_Written exercise_
Will you repeat only the lines from the one with "Output the Python" through the one with "fit_y = [45.7, 17.1]", both included, leaving every picture out?

- - - -

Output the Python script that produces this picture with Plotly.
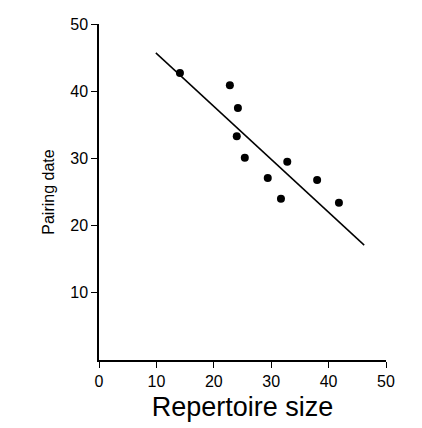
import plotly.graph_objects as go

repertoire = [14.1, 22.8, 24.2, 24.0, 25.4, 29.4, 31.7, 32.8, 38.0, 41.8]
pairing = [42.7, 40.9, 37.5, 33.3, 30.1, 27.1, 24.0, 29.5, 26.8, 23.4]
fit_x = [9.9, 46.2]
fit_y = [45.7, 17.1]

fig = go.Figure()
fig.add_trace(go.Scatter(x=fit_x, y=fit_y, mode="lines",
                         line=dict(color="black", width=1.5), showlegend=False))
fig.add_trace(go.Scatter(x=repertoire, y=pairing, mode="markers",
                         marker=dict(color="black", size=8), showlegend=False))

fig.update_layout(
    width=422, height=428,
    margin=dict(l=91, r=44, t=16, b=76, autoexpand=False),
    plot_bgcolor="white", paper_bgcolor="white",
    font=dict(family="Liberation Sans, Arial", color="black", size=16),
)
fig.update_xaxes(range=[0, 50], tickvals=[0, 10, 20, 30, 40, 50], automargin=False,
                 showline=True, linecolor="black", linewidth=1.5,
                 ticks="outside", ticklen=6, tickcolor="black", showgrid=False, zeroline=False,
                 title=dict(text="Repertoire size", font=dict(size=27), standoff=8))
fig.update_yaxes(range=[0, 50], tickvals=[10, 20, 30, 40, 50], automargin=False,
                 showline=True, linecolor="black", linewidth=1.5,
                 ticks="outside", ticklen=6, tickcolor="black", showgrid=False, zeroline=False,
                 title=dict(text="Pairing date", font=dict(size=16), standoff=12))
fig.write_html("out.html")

- - - -

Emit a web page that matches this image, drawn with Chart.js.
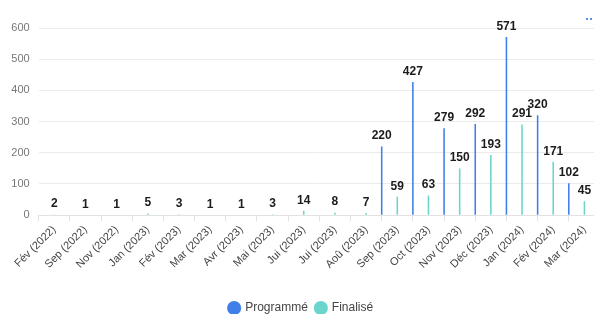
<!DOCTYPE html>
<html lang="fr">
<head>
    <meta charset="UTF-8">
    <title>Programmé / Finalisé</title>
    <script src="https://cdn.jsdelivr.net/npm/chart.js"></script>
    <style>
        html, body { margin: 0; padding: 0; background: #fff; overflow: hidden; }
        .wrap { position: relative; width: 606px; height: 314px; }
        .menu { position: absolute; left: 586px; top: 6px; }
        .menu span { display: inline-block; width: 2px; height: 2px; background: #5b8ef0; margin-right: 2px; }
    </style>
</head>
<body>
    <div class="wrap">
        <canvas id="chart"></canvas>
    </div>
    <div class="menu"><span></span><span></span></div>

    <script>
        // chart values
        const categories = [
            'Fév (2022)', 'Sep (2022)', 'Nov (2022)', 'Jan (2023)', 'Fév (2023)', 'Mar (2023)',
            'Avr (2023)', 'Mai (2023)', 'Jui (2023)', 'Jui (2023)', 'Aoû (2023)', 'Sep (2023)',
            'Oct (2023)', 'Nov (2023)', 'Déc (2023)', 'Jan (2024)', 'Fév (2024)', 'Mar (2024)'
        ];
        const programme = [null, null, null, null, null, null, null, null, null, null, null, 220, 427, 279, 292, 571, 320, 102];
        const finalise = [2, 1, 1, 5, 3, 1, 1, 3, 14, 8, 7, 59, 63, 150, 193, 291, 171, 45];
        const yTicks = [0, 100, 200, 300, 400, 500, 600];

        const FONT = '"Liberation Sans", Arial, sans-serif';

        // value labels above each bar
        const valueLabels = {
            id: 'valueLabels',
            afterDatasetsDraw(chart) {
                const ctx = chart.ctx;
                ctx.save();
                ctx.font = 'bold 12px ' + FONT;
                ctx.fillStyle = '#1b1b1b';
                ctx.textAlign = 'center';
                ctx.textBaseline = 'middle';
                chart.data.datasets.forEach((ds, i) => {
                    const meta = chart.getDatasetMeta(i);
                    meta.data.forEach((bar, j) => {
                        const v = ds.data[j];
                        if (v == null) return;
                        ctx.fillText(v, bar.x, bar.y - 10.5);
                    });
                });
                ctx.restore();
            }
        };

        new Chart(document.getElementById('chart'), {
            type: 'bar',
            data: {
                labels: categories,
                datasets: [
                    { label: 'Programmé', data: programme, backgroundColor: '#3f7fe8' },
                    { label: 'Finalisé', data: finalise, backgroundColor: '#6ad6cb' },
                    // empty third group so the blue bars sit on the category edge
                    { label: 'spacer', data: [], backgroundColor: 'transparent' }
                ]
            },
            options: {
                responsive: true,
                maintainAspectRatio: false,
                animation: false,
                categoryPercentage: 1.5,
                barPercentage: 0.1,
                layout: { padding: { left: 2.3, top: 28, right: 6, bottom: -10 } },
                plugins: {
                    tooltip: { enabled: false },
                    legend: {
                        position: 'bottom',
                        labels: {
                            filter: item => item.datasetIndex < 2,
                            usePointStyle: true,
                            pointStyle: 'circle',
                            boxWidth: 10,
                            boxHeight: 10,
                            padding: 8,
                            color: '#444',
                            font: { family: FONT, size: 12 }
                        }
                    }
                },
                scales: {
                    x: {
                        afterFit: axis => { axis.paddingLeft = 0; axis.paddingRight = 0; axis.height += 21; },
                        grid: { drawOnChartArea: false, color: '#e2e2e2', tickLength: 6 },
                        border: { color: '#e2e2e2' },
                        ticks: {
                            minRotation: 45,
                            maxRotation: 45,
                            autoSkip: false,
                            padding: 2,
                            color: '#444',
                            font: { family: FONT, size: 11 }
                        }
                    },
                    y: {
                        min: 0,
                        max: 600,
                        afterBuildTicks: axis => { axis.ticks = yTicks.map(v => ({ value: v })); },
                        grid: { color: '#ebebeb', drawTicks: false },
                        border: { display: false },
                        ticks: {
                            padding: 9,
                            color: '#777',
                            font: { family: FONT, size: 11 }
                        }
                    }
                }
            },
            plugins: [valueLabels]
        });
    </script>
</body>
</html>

- - - -

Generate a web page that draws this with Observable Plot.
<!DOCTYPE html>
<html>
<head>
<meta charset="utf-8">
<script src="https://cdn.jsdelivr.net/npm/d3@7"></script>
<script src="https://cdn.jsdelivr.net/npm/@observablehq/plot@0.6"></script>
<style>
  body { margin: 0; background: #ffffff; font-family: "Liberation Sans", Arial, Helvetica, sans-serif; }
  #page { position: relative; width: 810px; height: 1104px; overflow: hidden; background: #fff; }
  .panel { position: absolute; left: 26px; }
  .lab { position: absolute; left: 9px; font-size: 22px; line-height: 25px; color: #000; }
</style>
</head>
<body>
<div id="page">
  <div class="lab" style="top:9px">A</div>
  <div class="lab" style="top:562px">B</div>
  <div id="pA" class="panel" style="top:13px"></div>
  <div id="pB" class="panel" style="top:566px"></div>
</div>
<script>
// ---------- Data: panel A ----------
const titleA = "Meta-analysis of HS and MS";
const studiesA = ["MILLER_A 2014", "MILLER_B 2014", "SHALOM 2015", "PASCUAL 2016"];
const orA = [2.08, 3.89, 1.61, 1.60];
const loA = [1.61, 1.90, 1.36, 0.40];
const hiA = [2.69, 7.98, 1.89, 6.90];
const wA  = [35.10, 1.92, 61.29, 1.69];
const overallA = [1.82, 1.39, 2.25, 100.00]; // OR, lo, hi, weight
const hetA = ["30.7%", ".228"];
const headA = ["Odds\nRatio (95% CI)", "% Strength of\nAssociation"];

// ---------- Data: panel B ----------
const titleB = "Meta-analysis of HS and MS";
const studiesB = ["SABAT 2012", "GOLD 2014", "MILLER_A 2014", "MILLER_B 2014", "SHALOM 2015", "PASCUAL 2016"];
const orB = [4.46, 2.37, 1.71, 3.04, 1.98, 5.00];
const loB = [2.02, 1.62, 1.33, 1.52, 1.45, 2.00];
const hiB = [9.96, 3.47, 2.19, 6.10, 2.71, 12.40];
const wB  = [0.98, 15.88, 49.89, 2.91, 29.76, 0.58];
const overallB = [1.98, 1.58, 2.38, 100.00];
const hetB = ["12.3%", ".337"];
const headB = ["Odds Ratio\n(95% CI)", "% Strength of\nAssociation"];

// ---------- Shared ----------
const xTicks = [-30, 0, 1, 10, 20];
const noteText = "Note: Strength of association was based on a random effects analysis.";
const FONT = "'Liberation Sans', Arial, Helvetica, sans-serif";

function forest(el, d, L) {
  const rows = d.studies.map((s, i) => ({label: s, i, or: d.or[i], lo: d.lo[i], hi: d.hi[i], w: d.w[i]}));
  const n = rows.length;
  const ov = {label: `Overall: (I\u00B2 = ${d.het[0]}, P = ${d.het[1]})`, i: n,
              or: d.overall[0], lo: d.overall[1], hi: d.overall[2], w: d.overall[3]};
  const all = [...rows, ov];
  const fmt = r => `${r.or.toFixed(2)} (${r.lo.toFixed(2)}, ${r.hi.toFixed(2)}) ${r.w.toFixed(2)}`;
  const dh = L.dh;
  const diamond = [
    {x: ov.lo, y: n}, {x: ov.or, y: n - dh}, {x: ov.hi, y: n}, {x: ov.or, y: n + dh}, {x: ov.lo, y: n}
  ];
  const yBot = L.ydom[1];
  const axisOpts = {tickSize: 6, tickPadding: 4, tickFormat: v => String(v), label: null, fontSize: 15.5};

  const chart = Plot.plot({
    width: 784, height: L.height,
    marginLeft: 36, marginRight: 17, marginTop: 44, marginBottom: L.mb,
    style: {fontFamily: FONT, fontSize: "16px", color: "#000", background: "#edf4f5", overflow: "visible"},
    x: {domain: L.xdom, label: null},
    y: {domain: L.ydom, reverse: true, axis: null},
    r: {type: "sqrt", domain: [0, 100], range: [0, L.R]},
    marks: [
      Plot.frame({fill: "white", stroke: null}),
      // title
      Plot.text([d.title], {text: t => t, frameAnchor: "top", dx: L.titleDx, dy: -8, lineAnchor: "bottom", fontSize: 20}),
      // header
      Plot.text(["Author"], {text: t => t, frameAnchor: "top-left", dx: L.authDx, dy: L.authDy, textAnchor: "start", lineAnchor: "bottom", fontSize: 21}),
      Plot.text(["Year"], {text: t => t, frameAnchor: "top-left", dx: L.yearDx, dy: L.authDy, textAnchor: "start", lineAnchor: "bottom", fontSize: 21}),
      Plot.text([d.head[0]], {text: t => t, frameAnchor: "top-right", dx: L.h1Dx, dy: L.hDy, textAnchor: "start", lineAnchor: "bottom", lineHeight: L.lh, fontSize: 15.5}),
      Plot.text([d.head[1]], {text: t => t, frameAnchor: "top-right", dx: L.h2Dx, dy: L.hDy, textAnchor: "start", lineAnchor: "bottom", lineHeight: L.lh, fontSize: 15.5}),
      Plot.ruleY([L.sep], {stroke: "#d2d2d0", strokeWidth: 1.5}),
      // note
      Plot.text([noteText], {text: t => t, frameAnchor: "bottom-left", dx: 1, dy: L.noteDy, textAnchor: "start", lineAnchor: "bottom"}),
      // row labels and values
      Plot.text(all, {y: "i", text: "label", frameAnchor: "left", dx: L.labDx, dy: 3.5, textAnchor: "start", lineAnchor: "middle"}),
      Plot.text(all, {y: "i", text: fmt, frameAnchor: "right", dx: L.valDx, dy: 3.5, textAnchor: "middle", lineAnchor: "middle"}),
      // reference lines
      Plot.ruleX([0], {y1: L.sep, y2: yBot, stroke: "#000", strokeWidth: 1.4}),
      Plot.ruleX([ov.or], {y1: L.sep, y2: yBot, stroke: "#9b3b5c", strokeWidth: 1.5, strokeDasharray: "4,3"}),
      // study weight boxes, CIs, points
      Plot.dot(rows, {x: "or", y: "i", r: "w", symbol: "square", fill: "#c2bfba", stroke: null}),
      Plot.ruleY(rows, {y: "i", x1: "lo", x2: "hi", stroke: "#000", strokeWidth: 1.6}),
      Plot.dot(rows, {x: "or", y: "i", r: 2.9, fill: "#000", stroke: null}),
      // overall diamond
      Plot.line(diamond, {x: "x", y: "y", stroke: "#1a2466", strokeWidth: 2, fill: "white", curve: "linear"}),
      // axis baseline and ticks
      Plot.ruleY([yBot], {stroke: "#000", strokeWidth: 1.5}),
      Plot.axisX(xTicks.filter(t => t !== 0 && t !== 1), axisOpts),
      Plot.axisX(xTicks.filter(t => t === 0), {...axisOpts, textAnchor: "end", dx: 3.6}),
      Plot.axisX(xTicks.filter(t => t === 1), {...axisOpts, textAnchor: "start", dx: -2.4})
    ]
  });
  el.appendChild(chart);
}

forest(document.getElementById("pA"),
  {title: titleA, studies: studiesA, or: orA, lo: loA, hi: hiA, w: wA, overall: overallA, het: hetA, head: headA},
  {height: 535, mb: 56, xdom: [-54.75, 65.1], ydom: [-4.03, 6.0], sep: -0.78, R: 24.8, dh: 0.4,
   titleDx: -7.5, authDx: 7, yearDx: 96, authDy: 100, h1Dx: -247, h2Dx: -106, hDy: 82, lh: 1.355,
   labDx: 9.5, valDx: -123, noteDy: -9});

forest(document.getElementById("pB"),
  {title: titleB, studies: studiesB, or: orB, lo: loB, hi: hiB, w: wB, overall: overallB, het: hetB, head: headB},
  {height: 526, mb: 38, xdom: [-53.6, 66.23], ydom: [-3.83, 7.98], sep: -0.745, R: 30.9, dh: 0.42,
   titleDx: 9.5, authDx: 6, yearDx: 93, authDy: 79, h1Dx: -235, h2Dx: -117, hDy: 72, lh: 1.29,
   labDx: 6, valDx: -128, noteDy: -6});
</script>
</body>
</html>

- - - -

_Exercise result_
Output the Python script that produces this picture with Plotly.
import plotly.graph_objects as go

repertoire = [14.1, 22.8, 24.2, 24.0, 25.4, 29.4, 31.7, 32.8, 38.0, 41.8]
pairing = [42.7, 40.9, 37.5, 33.3, 30.1, 27.1, 24.0, 29.5, 26.8, 23.4]
fit_x = [9.9, 46.2]
fit_y = [45.7, 17.1]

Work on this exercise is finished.